>> start
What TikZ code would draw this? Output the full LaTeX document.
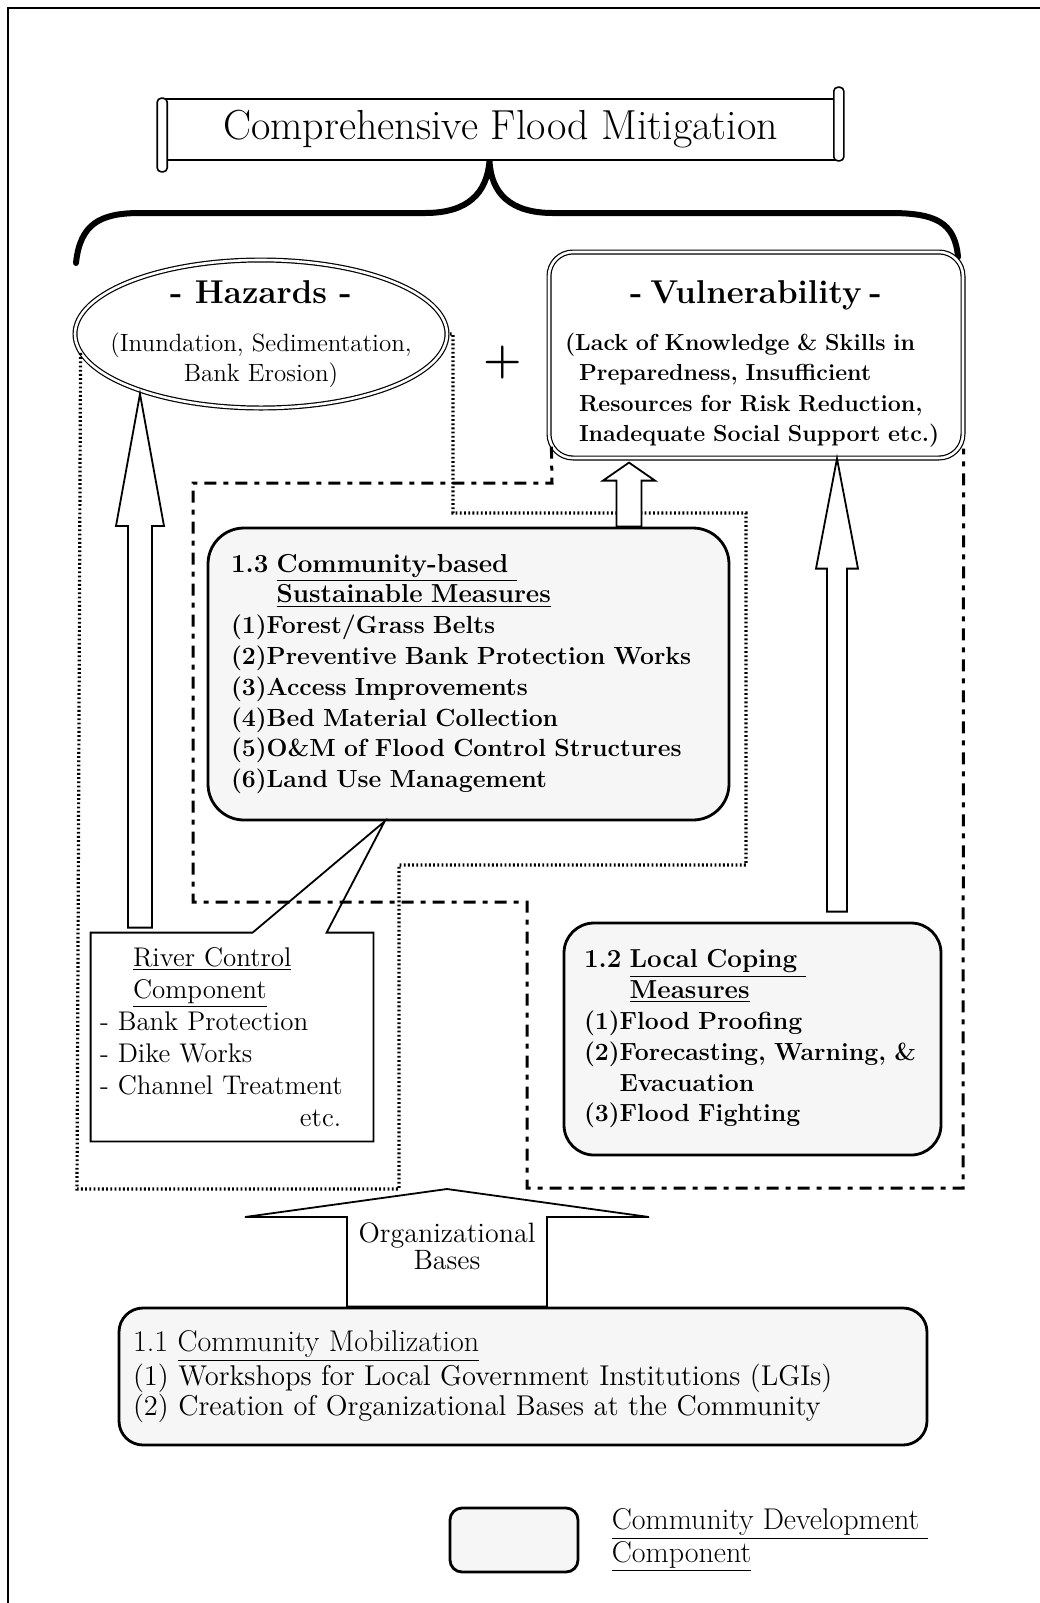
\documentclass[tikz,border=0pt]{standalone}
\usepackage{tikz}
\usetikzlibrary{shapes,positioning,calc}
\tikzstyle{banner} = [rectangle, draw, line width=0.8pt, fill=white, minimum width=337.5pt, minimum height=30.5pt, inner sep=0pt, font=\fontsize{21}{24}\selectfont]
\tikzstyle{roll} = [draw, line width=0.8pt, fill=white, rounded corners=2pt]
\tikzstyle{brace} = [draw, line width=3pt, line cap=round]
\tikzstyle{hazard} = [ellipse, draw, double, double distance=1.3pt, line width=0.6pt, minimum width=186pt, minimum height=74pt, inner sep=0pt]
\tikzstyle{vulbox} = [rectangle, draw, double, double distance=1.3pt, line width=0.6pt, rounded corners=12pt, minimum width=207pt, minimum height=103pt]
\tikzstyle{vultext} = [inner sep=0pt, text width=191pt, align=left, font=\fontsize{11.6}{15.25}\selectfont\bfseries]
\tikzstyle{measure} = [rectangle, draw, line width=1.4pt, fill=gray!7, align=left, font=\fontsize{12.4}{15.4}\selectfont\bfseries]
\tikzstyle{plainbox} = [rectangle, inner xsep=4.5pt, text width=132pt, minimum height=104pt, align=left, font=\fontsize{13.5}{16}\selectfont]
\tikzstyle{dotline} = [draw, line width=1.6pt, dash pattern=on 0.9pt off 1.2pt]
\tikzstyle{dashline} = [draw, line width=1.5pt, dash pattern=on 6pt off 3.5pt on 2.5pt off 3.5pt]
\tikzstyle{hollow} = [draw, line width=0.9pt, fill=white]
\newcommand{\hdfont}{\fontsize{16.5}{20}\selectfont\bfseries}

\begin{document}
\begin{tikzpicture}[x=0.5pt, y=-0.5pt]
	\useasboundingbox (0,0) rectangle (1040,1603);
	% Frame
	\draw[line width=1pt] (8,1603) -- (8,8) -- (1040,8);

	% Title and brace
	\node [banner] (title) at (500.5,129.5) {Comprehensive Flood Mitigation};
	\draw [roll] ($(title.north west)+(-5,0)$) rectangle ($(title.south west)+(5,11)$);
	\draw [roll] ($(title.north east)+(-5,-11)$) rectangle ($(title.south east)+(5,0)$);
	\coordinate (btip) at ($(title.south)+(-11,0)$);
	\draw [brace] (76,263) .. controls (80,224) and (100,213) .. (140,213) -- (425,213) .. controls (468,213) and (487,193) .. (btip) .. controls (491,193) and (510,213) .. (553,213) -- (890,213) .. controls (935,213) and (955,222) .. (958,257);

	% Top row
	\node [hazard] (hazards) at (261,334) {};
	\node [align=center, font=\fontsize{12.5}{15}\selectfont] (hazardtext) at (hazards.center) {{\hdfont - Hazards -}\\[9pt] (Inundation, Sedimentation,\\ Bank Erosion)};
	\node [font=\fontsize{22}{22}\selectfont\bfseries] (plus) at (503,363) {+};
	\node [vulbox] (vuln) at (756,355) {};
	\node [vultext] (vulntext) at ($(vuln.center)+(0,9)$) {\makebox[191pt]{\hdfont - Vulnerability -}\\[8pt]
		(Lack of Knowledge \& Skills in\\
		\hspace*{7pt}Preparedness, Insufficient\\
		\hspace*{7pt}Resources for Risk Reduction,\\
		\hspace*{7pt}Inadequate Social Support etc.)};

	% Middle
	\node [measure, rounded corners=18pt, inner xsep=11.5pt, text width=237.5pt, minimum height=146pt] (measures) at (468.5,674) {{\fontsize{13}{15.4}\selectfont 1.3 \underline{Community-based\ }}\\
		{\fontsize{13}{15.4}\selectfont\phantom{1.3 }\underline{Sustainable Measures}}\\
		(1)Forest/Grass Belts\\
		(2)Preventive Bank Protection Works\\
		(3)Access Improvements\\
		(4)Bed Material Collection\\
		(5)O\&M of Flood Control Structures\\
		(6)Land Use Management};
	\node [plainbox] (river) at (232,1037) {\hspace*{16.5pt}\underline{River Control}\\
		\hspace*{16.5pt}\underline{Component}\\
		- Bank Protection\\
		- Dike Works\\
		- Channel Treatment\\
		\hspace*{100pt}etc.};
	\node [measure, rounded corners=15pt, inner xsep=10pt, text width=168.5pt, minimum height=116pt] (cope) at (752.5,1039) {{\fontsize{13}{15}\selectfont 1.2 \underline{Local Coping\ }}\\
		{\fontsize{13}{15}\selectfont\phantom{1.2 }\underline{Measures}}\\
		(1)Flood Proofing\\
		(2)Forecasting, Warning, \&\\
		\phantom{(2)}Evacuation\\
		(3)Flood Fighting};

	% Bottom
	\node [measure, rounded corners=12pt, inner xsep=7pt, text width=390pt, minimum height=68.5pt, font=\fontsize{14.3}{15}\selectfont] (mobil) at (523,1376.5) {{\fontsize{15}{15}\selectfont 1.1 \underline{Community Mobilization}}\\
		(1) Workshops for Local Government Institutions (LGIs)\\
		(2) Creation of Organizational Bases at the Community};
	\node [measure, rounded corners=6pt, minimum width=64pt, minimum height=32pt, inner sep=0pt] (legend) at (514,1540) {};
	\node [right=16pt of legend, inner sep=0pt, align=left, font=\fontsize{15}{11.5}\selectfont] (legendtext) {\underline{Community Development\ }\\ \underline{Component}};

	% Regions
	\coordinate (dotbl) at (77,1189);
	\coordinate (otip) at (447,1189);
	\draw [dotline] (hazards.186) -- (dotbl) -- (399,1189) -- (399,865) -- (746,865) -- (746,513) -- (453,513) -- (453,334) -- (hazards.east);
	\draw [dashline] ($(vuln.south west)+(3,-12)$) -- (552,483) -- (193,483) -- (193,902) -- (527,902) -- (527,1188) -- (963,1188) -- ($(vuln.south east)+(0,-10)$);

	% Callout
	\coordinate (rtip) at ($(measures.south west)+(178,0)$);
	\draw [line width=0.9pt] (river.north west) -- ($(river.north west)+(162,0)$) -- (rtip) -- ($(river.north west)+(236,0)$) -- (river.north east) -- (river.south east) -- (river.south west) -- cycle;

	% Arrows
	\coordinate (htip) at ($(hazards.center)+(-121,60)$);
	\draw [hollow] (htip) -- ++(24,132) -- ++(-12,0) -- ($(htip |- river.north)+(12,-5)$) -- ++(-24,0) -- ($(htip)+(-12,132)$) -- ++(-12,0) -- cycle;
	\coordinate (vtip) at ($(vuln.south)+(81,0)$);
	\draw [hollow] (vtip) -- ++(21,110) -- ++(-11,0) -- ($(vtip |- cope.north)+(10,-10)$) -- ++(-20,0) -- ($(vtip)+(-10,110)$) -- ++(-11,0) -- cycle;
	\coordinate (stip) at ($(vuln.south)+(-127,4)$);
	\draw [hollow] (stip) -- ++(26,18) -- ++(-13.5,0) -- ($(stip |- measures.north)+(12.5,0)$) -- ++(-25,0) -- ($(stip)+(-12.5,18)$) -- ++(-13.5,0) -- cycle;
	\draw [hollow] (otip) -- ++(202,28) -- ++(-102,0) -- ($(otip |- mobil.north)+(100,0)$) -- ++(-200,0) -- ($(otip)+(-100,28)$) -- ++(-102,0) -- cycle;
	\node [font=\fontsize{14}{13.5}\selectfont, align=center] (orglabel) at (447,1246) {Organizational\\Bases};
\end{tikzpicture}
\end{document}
>> end
What the exercise asks =>
Please reproduce the listing exactly from its opening line through the line that contains "(8,8) -- (1040,8);", both included, with all pictures omitted.

Task output =>
What TikZ code would draw this? Output the full LaTeX document.
\documentclass[tikz,border=0pt]{standalone}
\usepackage{tikz}
\usetikzlibrary{shapes,positioning,calc}
\tikzstyle{banner} = [rectangle, draw, line width=0.8pt, fill=white, minimum width=337.5pt, minimum height=30.5pt, inner sep=0pt, font=\fontsize{21}{24}\selectfont]
\tikzstyle{roll} = [draw, line width=0.8pt, fill=white, rounded corners=2pt]
\tikzstyle{brace} = [draw, line width=3pt, line cap=round]
\tikzstyle{hazard} = [ellipse, draw, double, double distance=1.3pt, line width=0.6pt, minimum width=186pt, minimum height=74pt, inner sep=0pt]
\tikzstyle{vulbox} = [rectangle, draw, double, double distance=1.3pt, line width=0.6pt, rounded corners=12pt, minimum width=207pt, minimum height=103pt]
\tikzstyle{vultext} = [inner sep=0pt, text width=191pt, align=left, font=\fontsize{11.6}{15.25}\selectfont\bfseries]
\tikzstyle{measure} = [rectangle, draw, line width=1.4pt, fill=gray!7, align=left, font=\fontsize{12.4}{15.4}\selectfont\bfseries]
\tikzstyle{plainbox} = [rectangle, inner xsep=4.5pt, text width=132pt, minimum height=104pt, align=left, font=\fontsize{13.5}{16}\selectfont]
\tikzstyle{dotline} = [draw, line width=1.6pt, dash pattern=on 0.9pt off 1.2pt]
\tikzstyle{dashline} = [draw, line width=1.5pt, dash pattern=on 6pt off 3.5pt on 2.5pt off 3.5pt]
\tikzstyle{hollow} = [draw, line width=0.9pt, fill=white]
\newcommand{\hdfont}{\fontsize{16.5}{20}\selectfont\bfseries}

\begin{document}
\begin{tikzpicture}[x=0.5pt, y=-0.5pt]
	\useasboundingbox (0,0) rectangle (1040,1603);
	% Frame
	\draw[line width=1pt] (8,1603) -- (8,8) -- (1040,8);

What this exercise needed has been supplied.